Сунь Вэнь был глубоко тронут.
Находясь в США, Сунь Вэнь узнал о начале войны между Японией и Россией. Разумеется, он не желал победы царского правительства. Но и победы Японии его также не радовали. Единственно, на что он считал полезным обращать внимание друзей и вообще слушателей, это на то, что недавно еще слабая азиатская страна — Япония, используя достижения новейшей науки, смогла нанести сильные поражения огромной, правда отсталой, империи Романовых. Русский царизм насквозь прогнил. Как Цины. Два сапога — пара! Поражение царской России в этой войне неизбежно, это ясно. И это будет иметь огромные последствия. Особенно для Азии и, в частности, для Китая.

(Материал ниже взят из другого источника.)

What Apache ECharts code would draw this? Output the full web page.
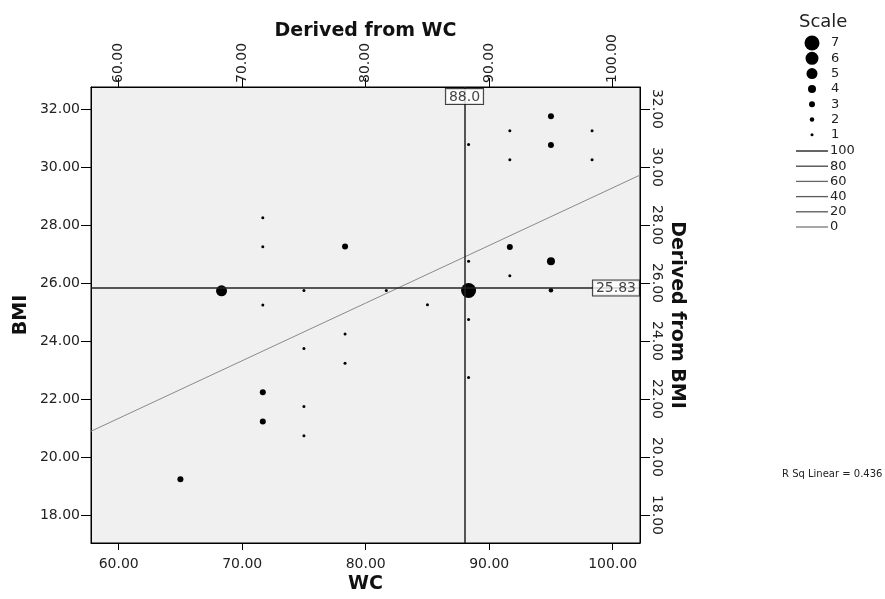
<!DOCTYPE html>
<html><head><meta charset="utf-8">
<script src="https://cdn.jsdelivr.net/npm/echarts@6/dist/echarts.min.js"></script>
<style>html,body{margin:0;padding:0;background:#fff}#c{width:885px;height:599px}</style>
</head><body><div id="c"></div>
<script>
// ---- data ----
const wcValues  = [65, 68.33, 71.67, 71.67, 71.67, 71.67, 71.67, 75, 75, 75, 75, 78.33, 78.33, 78.33, 81.67, 85,
                   88.33, 88.33, 88.33, 88.33, 88.33, 91.67, 91.67, 91.67, 91.67, 95, 95, 95, 95, 98.33, 98.33];
const bmiValues = [19.23, 25.73, 28.25, 27.25, 25.24, 22.23, 21.22, 25.74, 23.74, 21.74, 20.73, 27.26, 24.24, 23.23, 25.74, 25.25,
                   30.77, 26.75, 25.74, 24.74, 22.74, 31.25, 30.25, 27.24, 26.25, 31.75, 30.76, 26.75, 25.75, 31.25, 30.25];
const pointCounts = [3, 5, 1, 1, 1, 3, 3, 1, 1, 1, 1, 3, 1, 1, 1, 1,
                     1, 1, 7, 1, 1, 1, 1, 3, 1, 3, 3, 4, 2, 1, 1];
const xTicks = [60, 70, 80, 90, 100];
const yTicks = [18, 20, 22, 24, 26, 28, 30, 32];
const xRange = [57.76, 102.21];
const yRange = [17.034, 32.756];
const refWC = 88.0;
const refBMI = 25.83;
const fitIntercept = 9.41;
const fitSlope = 0.1987;
const rSqText = 'R Sq Linear = 0.436';
const scaleCounts = [7, 6, 5, 4, 3, 2, 1];
const scaleSizes  = [15, 13, 11, 8, 6, 4.5, 3];
const lineScaleLabels = ['100', '80', '60', '40', '20', '0'];
const lineScaleColors = ['#111', '#444', '#666', '#5a5a5a', '#555', '#777'];

// ---- build ----
const FONT = 'DejaVu Sans';
const sizeFor = c => scaleSizes[scaleCounts.indexOf(c)];
const fit = x => fitIntercept + fitSlope * x;
const pts = wcValues.map((x, i) => [x, bmiValues[i], pointCounts[i]]);

const labelStyle = {fontFamily: FONT, fontSize: 14, color: '#222'};
const nameStyle = {fontFamily: FONT, fontSize: 19, fontWeight: 'bold', color: '#111'};
const axisLine = {show: true, onZero: false, lineStyle: {color: '#000', width: 1}};

function xAx(pos, name, gap, rot, margin, tickLen) {
  return {
    type: 'value', position: pos, min: xRange[0], max: xRange[1],
    name: name, nameLocation: 'middle', nameGap: gap, nameTextStyle: nameStyle, nameMoveOverlap: false,
    axisLine: axisLine,
    axisTick: {show: true, length: tickLen, customValues: xTicks, lineStyle: {color: '#000'}},
    axisLabel: Object.assign({customValues: xTicks, rotate: rot, margin: margin,
      formatter: v => v.toFixed(2)}, labelStyle),
    splitLine: {show: false}
  };
}
function yAx(pos, name, gap, rot, nameRot, margin, tickLen) {
  return {
    type: 'value', position: pos, min: yRange[0], max: yRange[1],
    name: name, nameLocation: 'middle', nameGap: gap, nameRotate: nameRot, nameTextStyle: nameStyle, nameMoveOverlap: false,
    axisLine: axisLine,
    axisTick: {show: true, length: tickLen, customValues: yTicks, lineStyle: {color: '#000'}},
    axisLabel: Object.assign({customValues: yTicks, rotate: rot, margin: margin,
      formatter: v => v.toFixed(2)}, labelStyle),
    splitLine: {show: false}
  };
}

const graphics = [];
graphics.push({type: 'text', left: 799, top: 13, style: {text: 'Scale', fontFamily: FONT, fontSize: 18, fill: '#222'}});
scaleCounts.forEach((c, i) => {
  const y = 43 + i * 15.3;
  graphics.push({type: 'circle', shape: {cx: 812, cy: y, r: scaleSizes[i] / 2}, style: {fill: '#000'}});
  graphics.push({type: 'text', x: 831, y: y, style: {text: String(c), fontFamily: FONT, fontSize: 13, fill: '#222', textVerticalAlign: 'middle'}});
});
lineScaleLabels.forEach((t, i) => {
  const y = 151 + i * 15.2;
  graphics.push({type: 'line', shape: {x1: 796, y1: y, x2: 828, y2: y}, style: {stroke: lineScaleColors[i], lineWidth: 1.3}});
  graphics.push({type: 'text', x: 830, y: y, style: {text: t, fontFamily: FONT, fontSize: 13, fill: '#222', textVerticalAlign: 'middle'}});
});
graphics.push({type: 'text', x: 782, y: 474, style: {text: rSqText, fontFamily: FONT, fontSize: 10, fill: '#222', textVerticalAlign: 'middle'}});

const boxLabel = {show: true, fontFamily: FONT, fontSize: 14, color: '#111', backgroundColor: '#fff',
  borderColor: '#111', borderWidth: 1, padding: [1, 3, 0, 3]};

const chart = echarts.init(document.getElementById('c'), null, {renderer: 'canvas'});
chart.setOption({
  animation: false,
  backgroundColor: '#fff',
  grid: {left: 91, right: 245, top: 87, bottom: 48, show: true, backgroundColor: '#f0f0f0',
         borderColor: '#000', borderWidth: 1},
  xAxis: [xAx('bottom', 'WC', 32, 0, 14, 7), xAx('top', 'Derived from WC', 46, -90, 4, 9)],
  yAxis: [yAx('left', 'BMI', 60, 0, 90, 11, 10), yAx('right', 'Derived from BMI', 27, -90, -90, 10, 10)],
  graphic: graphics,
  series: [
    {
      type: 'line', name: 'fit', xAxisIndex: 0, yAxisIndex: 0, symbol: 'none', silent: true,
      data: [[xRange[0], fit(xRange[0])], [xRange[1], fit(xRange[1])]],
      lineStyle: {color: '#8a8a8a', width: 1}, z: 2,
      markLine: {
        silent: true, symbol: 'none', label: {show: false},
        lineStyle: {color: '#222', width: 1.5, type: 'solid'},
        data: [{xAxis: refWC}, {yAxis: refBMI}]
      }
    },
    {
      type: 'scatter', name: 'points', xAxisIndex: 0, yAxisIndex: 0, data: pts,
      symbol: 'circle', symbolSize: d => sizeFor(d[2]),
      itemStyle: {color: '#000', opacity: 1}, z: 4
    },
    {
      type: 'scatter', xAxisIndex: 0, yAxisIndex: 0, symbolSize: 0, clip: false, z: 5, silent: true,
      data: [[refWC, yRange[1]]],
      label: Object.assign({position: 'bottom', distance: 2, formatter: refWC.toFixed(1)}, boxLabel)
    },
    {
      type: 'scatter', xAxisIndex: 0, yAxisIndex: 0, symbolSize: 0, clip: false, z: 5, silent: true,
      data: [[xRange[1], refBMI]],
      label: Object.assign({position: 'left', distance: 1, formatter: refBMI.toFixed(2)}, boxLabel)
    }
  ]
});
</script>
</body></html>
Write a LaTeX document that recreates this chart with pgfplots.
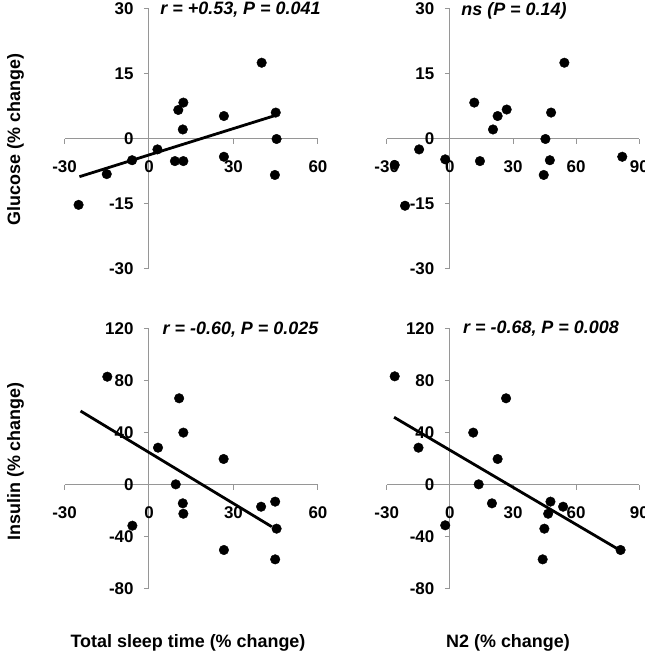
\documentclass[border=0pt]{standalone}
\usepackage{fontspec}
\setmainfont{Liberation Sans}
\usepackage{pgfplots}
\pgfplotsset{compat=1.18}
\definecolor{axgray}{RGB}{150,150,150}

\pgfplotsset{
  myax/.style={
    scale only axis,
    axis lines=middle,
    axis line style={-, color=axgray, line width=1bp},
    every tick/.style={color=axgray, line width=1bp},
    tick align=outside,
    major tick length=5bp,
    hide obscured x ticks=false,
    hide obscured y ticks=false,
    ticklabel style={font=\fontsize{17}{20}\selectfont\bfseries, text=black},
    xticklabel style={anchor=north, yshift=-13bp},
    yticklabel style={anchor=east, xshift=-7bp},
    clip=false,
  },
  pts/.style={only marks, mark=*, mark size=4.8bp, mark options={fill=black, draw=black}},
  fit/.style={no marks, black, line width=2.8bp},
}

\begin{document}
\begin{tikzpicture}
\path[use as bounding box] (0bp,0bp) rectangle (645bp,653bp);

% Top-left: Glucose vs Total sleep time
\begin{axis}[myax, at={(64.5bp,384bp)}, anchor=south west, width=253.5bp, height=260bp,
  xmin=-30, xmax=60, ymin=-30, ymax=30,
  xtick={-30,0,30,60}, xticklabels={{-30},{0},{30},{60}},
  ytick={-30,-15,0,15,30}, yticklabels={{-30},{-15},{0},{15},{30}}]
\addplot[pts] table {
x y
-25 -15.2
-15 -8.1
-6 -4.9
3 -2.4
9.2 -5.1
12.2 -5.1
10.4 6.7
12.2 8.4
12 2.2
26.6 5.3
26.6 -4.1
40 17.6
45 6.1
45.3 0
44.7 -8.3
};
\addplot[fit] coordinates {(-24.7,-8.7) (44.7,5.4)};
\end{axis}

% Top-right: Glucose vs N2
\begin{axis}[myax, at={(386.7bp,384bp)}, anchor=south west, width=252.6bp, height=260bp,
  xmin=-30, xmax=90, ymin=-30, ymax=30,
  xtick={-30,0,30,60,90}, xticklabels={{-30},{0},{30},{60},{90}},
  ytick={-30,-15,0,15,30}, yticklabels={{-30},{-15},{0},{15},{30}}]
\addplot[pts] table {
x y
-26.2 -6.0
-21.3 -15.4
-14.6 -2.4
-2.2 -4.7
11.6 8.4
14.3 -5.1
20.5 2.2
22.7 5.3
27.0 6.8
45.4 0
44.6 -8.3
47.5 -4.9
48.1 6.1
54.4 17.6
81.9 -4.1
};
\end{axis}

% Bottom-left: Insulin vs Total sleep time
\begin{axis}[myax, at={(64.5bp,64bp)}, anchor=south west, width=253.5bp, height=260bp,
  xmin=-30, xmax=60, ymin=-80, ymax=120,
  xtick={-30,0,30,60}, xticklabels={{-30},{0},{30},{60}},
  ytick={-80,-40,0,40,80,120}, yticklabels={{-80},{-40},{0},{40},{80},{120}}]
\addplot[pts] table {
x y
-14.8 83.3
-5.9 -31.3
3.2 28.7
9.5 0.5
10.7 66.7
12.2 40.3
12.0 -14.1
12.2 -22.1
26.5 20
26.6 -50
39.8 -16.7
44.8 -12.8
45.3 -33.6
44.8 -57.2
};
\addplot[fit] coordinates {(-24.3,56.9) (43.6,-32.1)};
\end{axis}

% Bottom-right: Insulin vs N2
\begin{axis}[myax, at={(386.7bp,64bp)}, anchor=south west, width=252.6bp, height=260bp,
  xmin=-30, xmax=90, ymin=-80, ymax=120,
  xtick={-30,0,30,60,90}, xticklabels={{-30},{0},{30},{60},{90}},
  ytick={-80,-40,0,40,80,120}, yticklabels={{-80},{-40},{0},{40},{80},{120}}]
\addplot[pts] table {
x y
-26.2 83.6
-14.9 28.7
-2.2 -31
11.1 40.3
13.7 0.5
20 -14.1
22.7 20
26.7 66.7
44.9 -33.6
44.1 -57.2
46.7 -22.1
47.8 -12.8
53.8 -16.7
81.1 -50
};
\addplot[fit] coordinates {(-26.5,52.1) (80.6,-50)};
\end{axis}

% Annotations
\node[anchor=base, inner sep=0] at (240.5bp,638bp) {\fontsize{18}{21}\selectfont\bfseries\itshape r = +0.53, P = 0.041};
\node[anchor=base, inner sep=0] at (514bp,637bp) {\fontsize{18}{21}\selectfont\bfseries\itshape ns (P = 0.14)};
\node[anchor=base, inner sep=0] at (240.5bp,318.7bp) {\fontsize{18}{21}\selectfont\bfseries\itshape r = -0.60, P = 0.025};
\node[anchor=base, inner sep=0] at (541bp,319.7bp) {\fontsize{18}{21}\selectfont\bfseries\itshape r = -0.68, P = 0.008};

% Axis labels
\node[rotate=90, inner sep=0] at (15.5bp,513.5bp) {\fontsize{18}{21}\selectfont\bfseries Glucose (\% change)};
\node[rotate=90, inner sep=0] at (15.5bp,191.5bp) {\fontsize{18}{21}\selectfont\bfseries Insulin (\% change)};
\node[anchor=base, inner sep=0] at (188bp,6bp) {\fontsize{18}{21}\selectfont\bfseries Total sleep time (\% change)};
\node[anchor=base, inner sep=0] at (508bp,6bp) {\fontsize{18}{21}\selectfont\bfseries N2 (\% change)};
\end{tikzpicture}
\end{document}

Вэнь не предполагал тогда, что Россия рабочих и крестьян даст Азии и Китаю куда более мощный толчок к усилению борьбы за свободу, чем тот, который дала русско-японская война, и что наступит пробуждение Азии, пробуждение Китая.
В один из январских дней 1905 года Сунь Вэнь, развернув газету, прочел волнующее сообщение из Петербурга, столицы русских царей: в России началась революция!
Это было великолепное вступление к новому году борьбы. И он тотчас же вспомнил разговор с русским публицистом в те далекие дни, после «похищения в Лондоне». Тот сказал, что в русском обществе Китай имеет друзей. Революция в России — это же сигнал, призыв боевой трубы для китайских революционеров! Теперь задача момента — организовать, объединить силы и снова поднять знамя революции.
Он быстро собрался и выехал в Европу.